Fellow Nigerians, our recent experience has shown that any meaningful effort to address security threats will miss the target if it does not involve an entire region or an economic block. There are so many instances where contiguous states that are blighted by a common security threat have pulled expertise and resources together to overcome it. For instance, Nigeria is currently working together with Cameroun, Niger and Chad to overcome the threat posed by Boko Haram in the North East. We must therefore work together to overcome the challenge of insecurity in our region.
Fellow Nigerians, we must fight this war together, win it together and enjoy the economic and social benefits of victory together. We cannot afford the consequences of a prolonged failure in this regard in an emerging Nigeria with clearly demarcated regional economic blocks. From the concentration of businesses in specific locations in the country that, it is saddening to see that 55 years after independence, Nigeria has yet to make the expected leap out of the regional economies of the pre-and- post-independence era. It is indeed disheartening to note that our national economic planning has left some regions scratching for survival while others are in full bloom. But there is no time to indulge in unproductive excuses or ring our hands in blame. If we cast a look backwards to where we are coming from, we shall remember that we have overcome greater adversities in our march to the present day. We shall also remember that any economic setback we have suffered as a people will take only time and planning to overcome. Indeed, we shall be better than our fathers. And the time to make that happen is now!

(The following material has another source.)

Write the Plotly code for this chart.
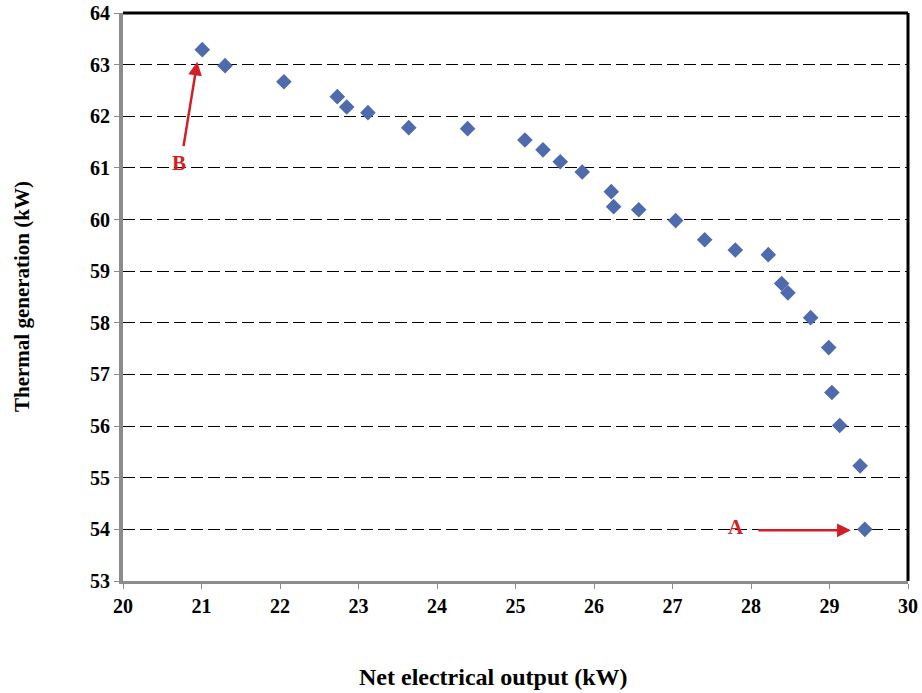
import plotly.graph_objects as go

net_output_kw = [21.01, 21.30, 22.05, 22.73, 22.85, 23.12, 23.64, 24.39, 25.12, 25.35,
                 25.57, 25.85, 26.22, 26.25, 26.57, 27.04, 27.41, 27.80, 28.22, 28.39,
                 28.47, 28.76, 28.99, 29.03, 29.13, 29.39, 29.45]
thermal_kw = [63.29, 62.98, 62.67, 62.38, 62.18, 62.07, 61.78, 61.76, 61.54, 61.35,
              61.12, 60.92, 60.54, 60.25, 60.19, 59.98, 59.61, 59.41, 59.32, 58.76,
              58.58, 58.10, 57.52, 56.65, 56.01, 55.23, 54.00]
x_ticks = list(range(20, 31))
y_ticks = list(range(53, 65))

FONT = "Liberation Serif"
RED = "#d21f26"
GRAY = "#8c8c8c"

fig = go.Figure()
fig.add_trace(go.Scatter(
    x=net_output_kw, y=thermal_kw, mode="markers",
    marker=dict(symbol="diamond", size=12, color="#4F6BAE",
                line=dict(width=0)),
    showlegend=False, hoverinfo="x+y"))

fig.update_layout(
    width=922, height=693,
    margin=dict(l=123, r=14, t=13, b=112),
    paper_bgcolor="white", plot_bgcolor="white",
    font=dict(family=FONT, color="black"),
    xaxis=dict(range=[20, 30], tickvals=x_ticks, showgrid=False, zeroline=False,
               automargin=False, ticklabeloverflow="allow",
               showline=True, linecolor=GRAY, linewidth=3,
               ticks="outside", tickcolor=GRAY, ticklen=5, tickwidth=1,
               tickfont=dict(family=FONT, size=20, color="black", weight="bold")),
    yaxis=dict(range=[53, 64], tickvals=y_ticks, zeroline=False, automargin=False,
               ticklabeloverflow="allow",
               showgrid=True, gridcolor="black", gridwidth=1.3, griddash="12px,5px",
               showline=True, linecolor=GRAY, linewidth=4,
               ticks="outside", tickcolor=GRAY, ticklen=5, tickwidth=1,
               tickfont=dict(family=FONT, size=20, color="black", weight="bold")),
)

# top and right borders
fig.add_shape(type="line", xref="paper", yref="paper", x0=0, x1=1, y0=1, y1=1,
              line=dict(color="black", width=3))
fig.add_shape(type="line", xref="paper", yref="paper", x0=1, x1=1, y0=0, y1=1,
              line=dict(color="black", width=3))

# axis titles
fig.add_annotation(text="<b>Net electrical output (kW)</b>", xref="paper", yref="paper",
                   x=0.4726, y=0, yshift=-96, showarrow=False, yanchor="middle",
                   font=dict(family=FONT, size=24, color="black"))
fig.add_annotation(text="<b>Thermal generation (kW)</b>", xref="paper", yref="paper",
                   x=0, y=0.5, xshift=-101, showarrow=False, textangle=-90,
                   xanchor="center", yanchor="middle",
                   font=dict(family=FONT, size=21, color="black"))

# Arrow B to the first point
fig.add_annotation(x=net_output_kw[0], y=thermal_kw[0], xref="x", yref="y",
                   text="", showarrow=True, arrowhead=2, arrowsize=1.1, arrowwidth=2.5,
                   arrowcolor=RED, ax=-14, ay=86, xshift=-5, yshift=-12)
fig.add_annotation(x=net_output_kw[0], y=thermal_kw[0], xref="x", yref="y",
                   text="<b>B</b>", showarrow=False, xshift=-23, yshift=-113,
                   font=dict(family=FONT, size=21, color=RED))
# Arrow A to the last point
fig.add_annotation(x=net_output_kw[-1], y=thermal_kw[-1], xref="x", yref="y",
                   text="", showarrow=True, arrowhead=2, arrowsize=1.1, arrowwidth=2.5,
                   arrowcolor=RED, ax=-94, ay=0, xshift=-14, yshift=-1)
fig.add_annotation(x=net_output_kw[-1], y=thermal_kw[-1], xref="x", yref="y",
                   text="<b>A</b>", showarrow=False, xshift=-129, yshift=2,
                   font=dict(family=FONT, size=21, color=RED))

fig.write_html("out.html", config={"displayModeBar": False},
               post_script="document.body.style.margin='0';"
                           "document.body.style.overflow='hidden';")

An Eastern Economic Agenda
Ladies and gentlemen, I must not fail to remind us that the time has come to set an Eastern Economic Agenda. The shrinking of spaces for migrant people across the country calls for a robust economic and social agenda that will make our people less vulnerable to increasing hostilities around the world. There is a strident call by History on every leader from this region which we cannot ignore. Posterity looks onto us to build a befitting economy for the South East and Delta State. And for us to even contemplate anything of that magnitude, we must first find a lasting solution to insecurity in the region. This all important Conference is therefore an economic call to arms. We must all rise to wage a successful war on insecurity as a precursor to economic prosperity and greater fulfilment.
Brothers and sisters, as we settle down to the business of the day, I would like to remind you that in the words of the great Nelson Mandela, “it always seems impossible until it’s done.”